Relevo
De los 47 diputados por Cataluña, Rajoy sólo cuenta con el apoyo de 11, pues los 36 restantes dijeron ‘no’ a su investidura
Unos se van y otros llegan. Los que se marchan lo hacen brindándonos —a Cataluña como sujeto político, quiero decir— la peor de las despedidas, como si hubieran querido resumir en sus últimos días de gobierno todas las decepciones que han suscitado entre la opinión catalana desde 2004. No hace falta insistir en el impago de los 759 millones de euros, esa argucia de tahúr para centrifugar déficit y embellecer así las cuentas del Estado a expensas de la Generalitat. Pero si a este incumplimiento puede buscársele todavía el atenuante de la penuria económica general, sólo la falta de vergüenza y de lealtad política explica la última maniobra a propósito de los papeles de Salamanca: cuando, después de 35 años de brega democrática, creíamos ese pleito definitivamente resuelto, la inefable ministra González-Sinde quiso poner digno broche a su glorioso mandato bloqueando la devolución de las últimas 300 cajas de documentación catalana retenidas en la ciudad del Tormes. Con lo cual —y ojalá me equivoque— el litigio tiene cuerda para otros 5 o 10 años.
El mismo José Luis Rodríguez Zapatero ha querido mostrar qué lejos se encuentra, en el momento de abandonar La Moncloa, de aquel “espíritu de Santillana del Mar”, de aquellos arrumacos hacia las tesis territoriales de Pasqual Maragall (“apoyaré el Estatuto que salga del Parlamento catalán…”), de aquel relativismo identitario que exhibía poco antes de alcanzar el poder, o inmediatamente después. En una de sus últimas entrevistas presidenciales, y hábilmente interrogado por un periodista de Abc Punto Radio, el todavía secretario general del PSOE confesó haberse equivocado al decir en sede parlamentaria que “el concepto de nación es discutido y discutible”, porque ello dio pie a elucubrar sobre si él “dudaba de que España era una nación”, cosa de la que no duda, “sólo faltaría”. En fin, “que si hoy tuviera que repetirlo, pues no lo repetiría”.
Si Rodríguez Zapatero ha dejado la presidencia envuelto en la bandera rojigualda, no hace falta decir cómo ha tomado posesión del cargo Mariano Rajoy. Sin incurrir en las estridencias patrioteras de Aznar, pero amparado en la coartada de la crisis, el líder del PP esbozó en su investidura un programa de españolismo administrativo, de recentralización en nombre no del legado de los Reyes Católicos, sino del ahorro y la racionalidad competencial. En todo caso, los resultados pueden ser parejos, y la ausencia de cualquier gesto de comprensión hacia las preocupaciones de la Generalitat —como si el candidato quisiera provocar el no de CiU para mostrarse libre de hipotecas— dibuja un horizonte más bien sombrío.

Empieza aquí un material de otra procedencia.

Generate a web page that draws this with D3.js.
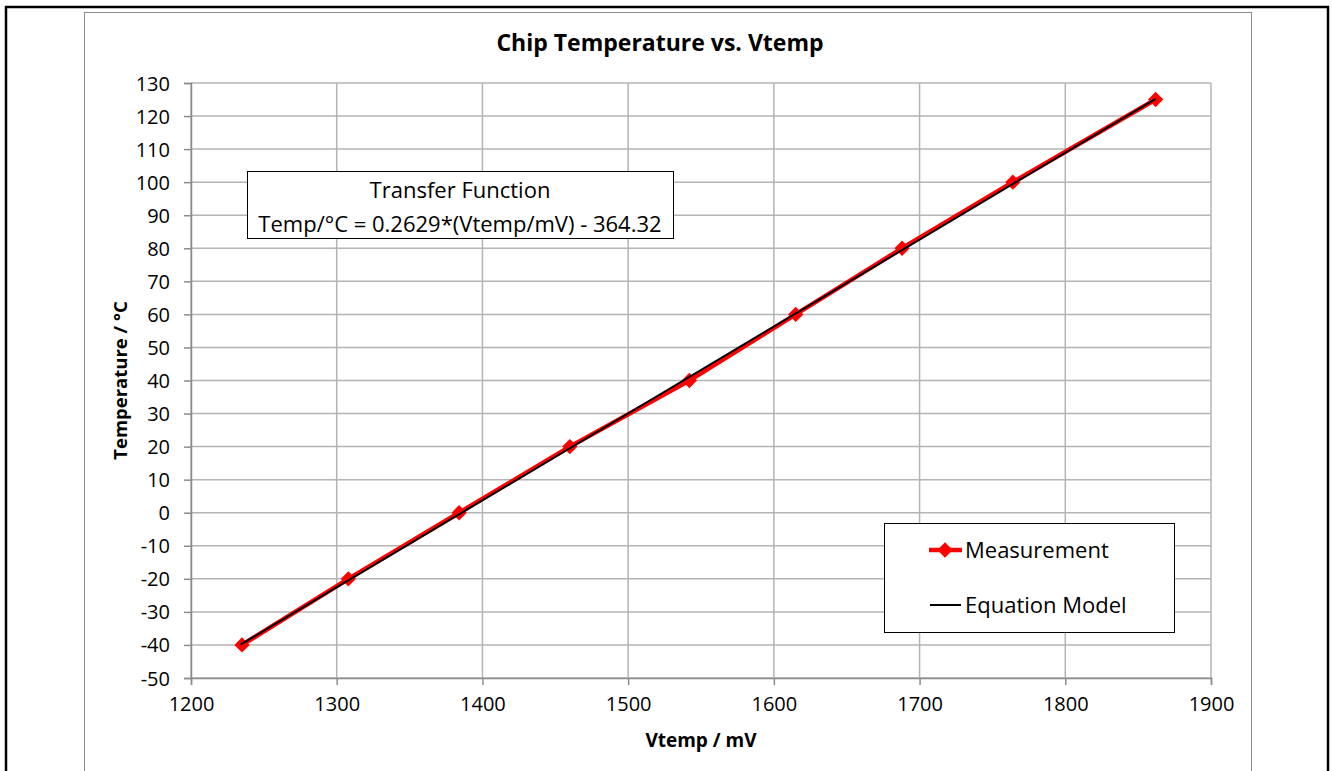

No ha contribuido especialmente a iluminarlo la composición del nuevo Gobierno. El nombramiento de Jorge Fernández Díaz —catalán de Valladolid— como ministro del Interior hace justicia a tres lustros de acrisolada lealtad a la persona de Mariano Rajoy; y, antes de eso, premia también un currículo de casi 30 años a lo largo de los cuales el mayor de los Fernández Díaz ha desempeñado, en el convulso libreto de Alianza Popular-Partido Popular de Cataluña, todos los papeles del reparto, sin flaquear ni dejar caer nunca el palo de la bandera. Pero la importante cartera que acaba de otorgársele no aparece como una cuota territorial, no constituye un guiño político ni social hacia el catalanismo; nada que ver —verbigracia— con la designación de Josep Piqué como titular de Industria en 1996, cuando el PP de Aznar estaba lejos de la mayoría absoluta… Es cierto, por otra parte, que la trayectoria de Jorge Fernández en el seno de AP-PP acredita su antigua apuesta por la adaptación del partido al biotopo político catalán y su talante conciliador hacia Convergència i Unió. Son actitudes, sin embargo, difíciles de cultivar desde la cartera de Interior.
En definitiva, de los 47 diputados por Cataluña al Congreso, el Gobierno de Rajoy sólo cuenta con el apoyo de 11, pues los 36 restantes (o sea, el 79% de los votantes) dijeron no a su investidura. En La Moncloa, alguien debería reflexionar sobre ello.
Joan B. Culla i Clarà es historiador.